>>>>

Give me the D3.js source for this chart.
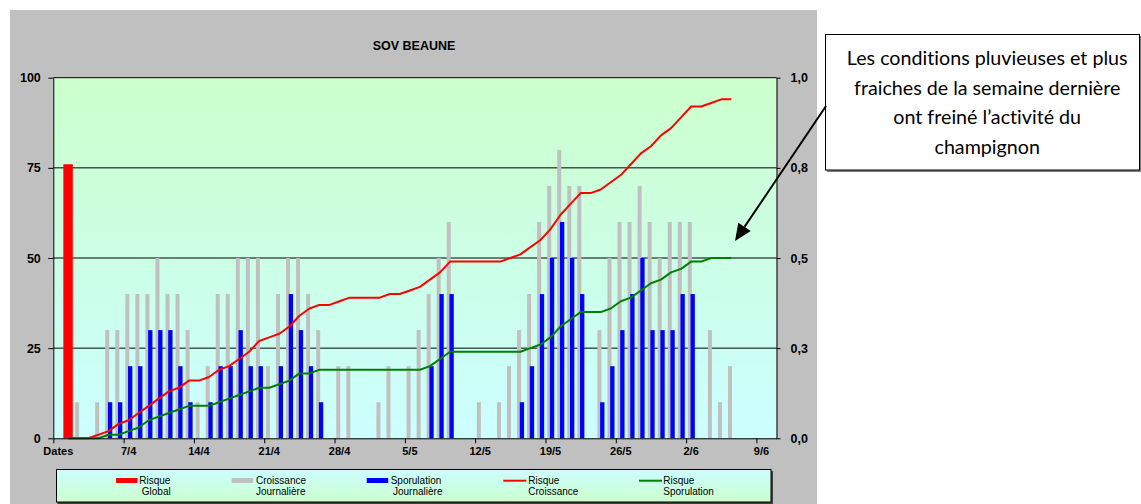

<<<<
>>>>

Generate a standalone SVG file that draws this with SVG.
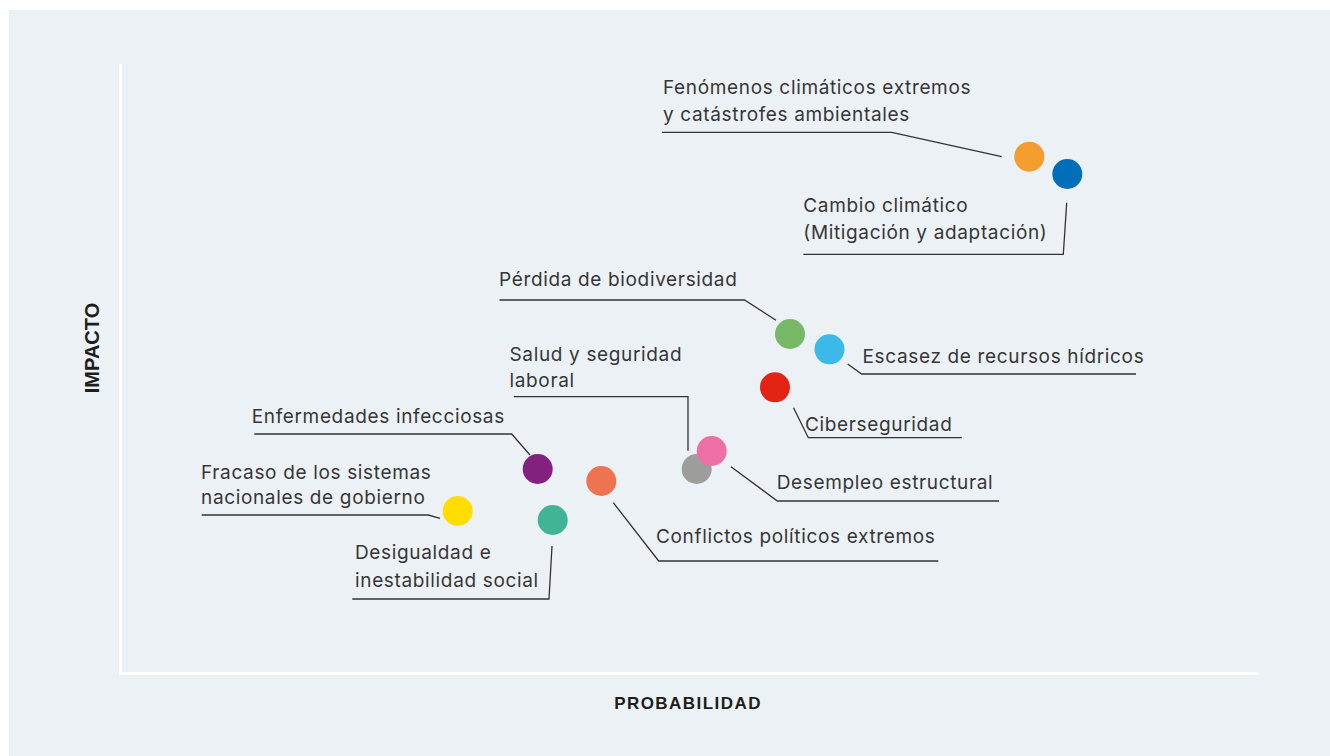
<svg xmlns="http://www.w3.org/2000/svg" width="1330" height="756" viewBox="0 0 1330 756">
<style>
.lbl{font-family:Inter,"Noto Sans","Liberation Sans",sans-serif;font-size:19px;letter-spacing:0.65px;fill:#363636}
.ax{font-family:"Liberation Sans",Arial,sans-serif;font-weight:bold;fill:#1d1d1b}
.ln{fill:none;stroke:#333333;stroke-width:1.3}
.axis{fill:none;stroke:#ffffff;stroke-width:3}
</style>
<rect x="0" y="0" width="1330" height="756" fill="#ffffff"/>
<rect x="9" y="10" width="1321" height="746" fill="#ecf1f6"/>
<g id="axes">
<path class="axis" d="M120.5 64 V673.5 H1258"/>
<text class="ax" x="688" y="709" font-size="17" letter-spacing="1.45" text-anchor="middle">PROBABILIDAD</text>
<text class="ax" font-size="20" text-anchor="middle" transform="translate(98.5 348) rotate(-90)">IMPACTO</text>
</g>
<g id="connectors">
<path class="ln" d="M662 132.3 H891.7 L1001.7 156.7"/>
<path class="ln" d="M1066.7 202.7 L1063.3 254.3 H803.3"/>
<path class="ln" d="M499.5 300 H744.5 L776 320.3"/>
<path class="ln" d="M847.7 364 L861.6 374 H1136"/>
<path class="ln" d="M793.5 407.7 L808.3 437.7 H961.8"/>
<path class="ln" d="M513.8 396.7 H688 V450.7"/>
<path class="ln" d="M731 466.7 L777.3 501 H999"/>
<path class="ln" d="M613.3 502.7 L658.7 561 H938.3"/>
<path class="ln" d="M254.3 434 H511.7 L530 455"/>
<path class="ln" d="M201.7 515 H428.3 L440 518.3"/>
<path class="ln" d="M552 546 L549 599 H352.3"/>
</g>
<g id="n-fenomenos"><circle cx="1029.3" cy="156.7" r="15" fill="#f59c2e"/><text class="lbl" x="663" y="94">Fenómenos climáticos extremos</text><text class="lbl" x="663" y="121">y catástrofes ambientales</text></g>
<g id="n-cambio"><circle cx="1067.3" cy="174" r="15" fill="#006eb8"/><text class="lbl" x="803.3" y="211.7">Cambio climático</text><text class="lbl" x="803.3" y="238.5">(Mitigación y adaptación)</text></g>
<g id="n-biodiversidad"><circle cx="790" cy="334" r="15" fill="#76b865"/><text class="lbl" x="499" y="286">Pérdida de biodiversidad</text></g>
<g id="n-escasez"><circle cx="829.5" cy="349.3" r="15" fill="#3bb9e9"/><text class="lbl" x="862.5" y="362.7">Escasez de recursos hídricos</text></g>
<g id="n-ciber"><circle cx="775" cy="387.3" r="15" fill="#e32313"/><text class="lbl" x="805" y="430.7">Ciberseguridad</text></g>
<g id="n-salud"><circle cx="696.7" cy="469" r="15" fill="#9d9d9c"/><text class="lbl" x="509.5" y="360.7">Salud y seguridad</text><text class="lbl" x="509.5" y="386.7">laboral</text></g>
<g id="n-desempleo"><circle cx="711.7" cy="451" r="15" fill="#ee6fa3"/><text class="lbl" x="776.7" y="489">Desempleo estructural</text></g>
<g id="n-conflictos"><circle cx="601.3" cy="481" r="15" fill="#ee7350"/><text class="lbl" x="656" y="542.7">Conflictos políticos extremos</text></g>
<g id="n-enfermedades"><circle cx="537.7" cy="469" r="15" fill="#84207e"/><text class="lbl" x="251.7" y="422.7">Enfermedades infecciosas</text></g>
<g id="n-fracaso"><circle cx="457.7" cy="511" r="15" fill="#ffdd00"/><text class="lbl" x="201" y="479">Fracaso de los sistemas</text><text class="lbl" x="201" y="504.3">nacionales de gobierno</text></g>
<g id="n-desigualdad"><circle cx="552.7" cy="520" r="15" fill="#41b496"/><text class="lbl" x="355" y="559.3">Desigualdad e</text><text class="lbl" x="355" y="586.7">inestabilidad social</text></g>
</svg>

<<<<

### [STATED TASK]
Report how many lines of the listing above include the word "this". Say nothing but the number.

### [RESPONSE]
2